# [WHAT THE EXERCISE ASKS]
Return each line of the listing below, unchanged, and omit the images.

# [RECORDED DATA]
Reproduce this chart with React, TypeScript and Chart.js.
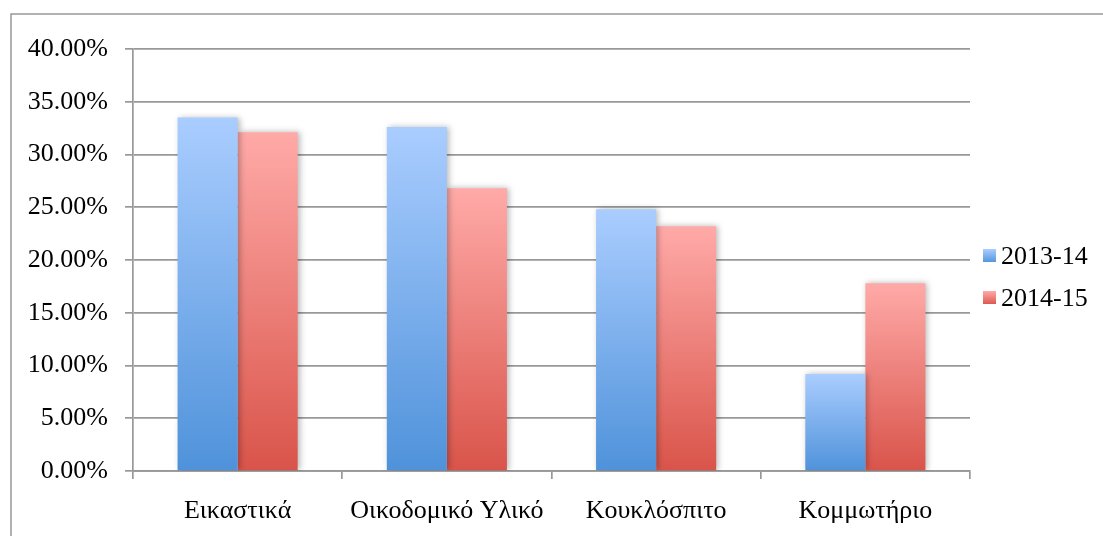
import React, { useEffect, useRef } from "react";
import { Chart, registerables } from "chart.js";

Chart.register(...registerables);

const categories = ["Εικαστικά", "Οικοδομικό Υλικό", "Κουκλόσπιτο", "Κομμωτήριο"];
const seriesNames = ["2013-14", "2014-15"];
const values2013 = [33.5, 32.6, 24.8, 9.2];
const values2014 = [32.1, 26.8, 23.2, 17.8];
const yTicks = [0, 5, 10, 15, 20, 25, 30, 35, 40];

const FONT = "'Times New Roman', 'Liberation Serif', serif";
const GRID = "#989898";
const gradStops = [
  ["#aacdff", "#4f92da"],
  ["#ffaaa8", "#d9544a"],
];

function barGradient(idx: number) {
  return (ctx: any) => {
    const chart = ctx.chart;
    if (!chart.chartArea || ctx.type !== "data") return gradStops[idx][1];
    const y = chart.scales.y;
    const top = y.getPixelForValue(ctx.parsed.y);
    const bottom = y.getPixelForValue(0);
    const g = chart.ctx.createLinearGradient(0, top, 0, bottom);
    g.addColorStop(0, gradStops[idx][0]);
    g.addColorStop(1, gradStops[idx][1]);
    return g;
  };
}

const framePlugin = {
  id: "frame",
  beforeDatasetsDraw(chart: any) {
    const c = chart.ctx;
    c.save();
    c.shadowColor = "rgba(0,0,0,0.28)";
    c.shadowBlur = 6;
    c.shadowOffsetX = 2;
    c.shadowOffsetY = 0;
  },
  afterDatasetsDraw(chart: any) {
    chart.ctx.restore();
  },
  afterDraw(chart: any) {
    const c = chart.ctx;
    c.save();
    c.strokeStyle = GRID;
    c.lineWidth = 1.5;
    c.beginPath();
    c.moveTo(11, 540);
    c.lineTo(11, 14);
    c.lineTo(1110, 14);
    c.stroke();
    // legend
    const ys = [256, 298];
    seriesNames.forEach((name, i) => {
      const y0 = ys[i];
      const g = c.createLinearGradient(0, y0 - 7, 0, y0 + 7);
      g.addColorStop(0, gradStops[i][0]);
      g.addColorStop(1, gradStops[i][1]);
      c.fillStyle = g;
      c.fillRect(983, y0 - 7, 13, 13);
      c.fillStyle = "#000";
      c.font = `26px ${FONT}`;
      c.textBaseline = "middle";
      c.textAlign = "left";
      c.fillText(name, 1001, y0 + 1);
    });
    c.restore();
  },
};

export default function App() {
  const ref = useRef<HTMLCanvasElement>(null);
  useEffect(() => {
    if (!ref.current) return;
    const chart = new Chart(ref.current, {
      type: "bar",
      data: {
        labels: categories,
        datasets: [
          { label: seriesNames[0], data: values2013, backgroundColor: barGradient(0) },
          { label: seriesNames[1], data: values2014, backgroundColor: barGradient(1) },
        ],
      },
      options: {
        responsive: false,
        animation: false,
        layout: { padding: { left: 0, right: 133, top: 49, bottom: 0 } },
        datasets: { bar: { categoryPercentage: 0.574, barPercentage: 1 } } as any,
        plugins: { legend: { display: false }, tooltip: { enabled: false } },
        scales: {
          x: {
            grid: { offset: true, drawOnChartArea: false, tickLength: 8, color: GRID, lineWidth: 1.7 },
            border: { display: true, color: GRID, width: 1.7 },
            ticks: { color: "#000", font: { family: FONT, size: 26 }, padding: 17, maxRotation: 0 },
            afterFit: (s: any) => { s.height = 65; },
          },
          y: {
            min: 0,
            max: 40,
            afterBuildTicks: (s: any) => { s.ticks = yTicks.map((v) => ({ value: v })); },
            grid: { color: GRID, lineWidth: 1.7, tickLength: 8 },
            border: { display: true, color: GRID, width: 1.7 },
            ticks: {
              color: "#000",
              font: { family: FONT, size: 26 },
              padding: 17,
              callback: (v: any) => Number(v).toFixed(2) + "%",
            },
            afterFit: (s: any) => { s.width = 133; },
          },
        },
      },
      plugins: [framePlugin],
    });
    return () => chart.destroy();
  }, []);
  return (
    <div style={{ position: "absolute", left: 0, top: 0, width: 1103, height: 536, background: "#fff" }}>
      <canvas ref={ref} width={1103} height={536} />
    </div>
  );
}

# [SOLUTION FOR THIS PROBLEM]
Reproduce this chart with React, TypeScript and Chart.js.
import React, { useEffect, useRef } from "react";
import { Chart, registerables } from "chart.js";

Chart.register(...registerables);

const categories = ["Εικαστικά", "Οικοδομικό Υλικό", "Κουκλόσπιτο", "Κομμωτήριο"];
const seriesNames = ["2013-14", "2014-15"];
const values2013 = [33.5, 32.6, 24.8, 9.2];
const values2014 = [32.1, 26.8, 23.2, 17.8];
const yTicks = [0, 5, 10, 15, 20, 25, 30, 35, 40];

const FONT = "'Times New Roman', 'Liberation Serif', serif";
const GRID = "#989898";
const gradStops = [
  ["#aacdff", "#4f92da"],
  ["#ffaaa8", "#d9544a"],
];

function barGradient(idx: number) {
  return (ctx: any) => {
    const chart = ctx.chart;
    if (!chart.chartArea || ctx.type !== "data") return gradStops[idx][1];
    const y = chart.scales.y;
    const top = y.getPixelForValue(ctx.parsed.y);
    const bottom = y.getPixelForValue(0);
    const g = chart.ctx.createLinearGradient(0, top, 0, bottom);
    g.addColorStop(0, gradStops[idx][0]);
    g.addColorStop(1, gradStops[idx][1]);
    return g;
  };
}

const framePlugin = {
  id: "frame",
  beforeDatasetsDraw(chart: any) {
    const c = chart.ctx;
    c.save();
    c.shadowColor = "rgba(0,0,0,0.28)";
    c.shadowBlur = 6;
    c.shadowOffsetX = 2;
    c.shadowOffsetY = 0;
  },
  afterDatasetsDraw(chart: any) {
    chart.ctx.restore();
  },
  afterDraw(chart: any) {
    const c = chart.ctx;
    c.save();
    c.strokeStyle = GRID;
    c.lineWidth = 1.5;
    c.beginPath();
    c.moveTo(11, 540);
    c.lineTo(11, 14);
    c.lineTo(1110, 14);
    c.stroke();
    // legend
    const ys = [256, 298];
    seriesNames.forEach((name, i) => {
      const y0 = ys[i];
      const g = c.createLinearGradient(0, y0 - 7, 0, y0 + 7);
      g.addColorStop(0, gradStops[i][0]);
      g.addColorStop(1, gradStops[i][1]);
      c.fillStyle = g;
      c.fillRect(983, y0 - 7, 13, 13);
      c.fillStyle = "#000";
      c.font = `26px ${FONT}`;
      c.textBaseline = "middle";
      c.textAlign = "left";
      c.fillText(name, 1001, y0 + 1);
    });
    c.restore();
  },
};

export default function App() {
  const ref = useRef<HTMLCanvasElement>(null);
  useEffect(() => {
    if (!ref.current) return;
    const chart = new Chart(ref.current, {
      type: "bar",
      data: {
        labels: categories,
        datasets: [
          { label: seriesNames[0], data: values2013, backgroundColor: barGradient(0) },
          { label: seriesNames[1], data: values2014, backgroundColor: barGradient(1) },
        ],
      },
      options: {
        responsive: false,
        animation: false,
        layout: { padding: { left: 0, right: 133, top: 49, bottom: 0 } },
        datasets: { bar: { categoryPercentage: 0.574, barPercentage: 1 } } as any,
        plugins: { legend: { display: false }, tooltip: { enabled: false } },
        scales: {
          x: {
            grid: { offset: true, drawOnChartArea: false, tickLength: 8, color: GRID, lineWidth: 1.7 },
            border: { display: true, color: GRID, width: 1.7 },
            ticks: { color: "#000", font: { family: FONT, size: 26 }, padding: 17, maxRotation: 0 },
            afterFit: (s: any) => { s.height = 65; },
          },
          y: {
            min: 0,
            max: 40,
            afterBuildTicks: (s: any) => { s.ticks = yTicks.map((v) => ({ value: v })); },
            grid: { color: GRID, lineWidth: 1.7, tickLength: 8 },
            border: { display: true, color: GRID, width: 1.7 },
            ticks: {
              color: "#000",
              font: { family: FONT, size: 26 },
              padding: 17,
              callback: (v: any) => Number(v).toFixed(2) + "%",
            },
            afterFit: (s: any) => { s.width = 133; },
          },
        },
      },
      plugins: [framePlugin],
    });
    return () => chart.destroy();
  }, []);
  return (
    <div style={{ position: "absolute", left: 0, top: 0, width: 1103, height: 536, background: "#fff" }}>
      <canvas ref={ref} width={1103} height={536} />
    </div>
  );
}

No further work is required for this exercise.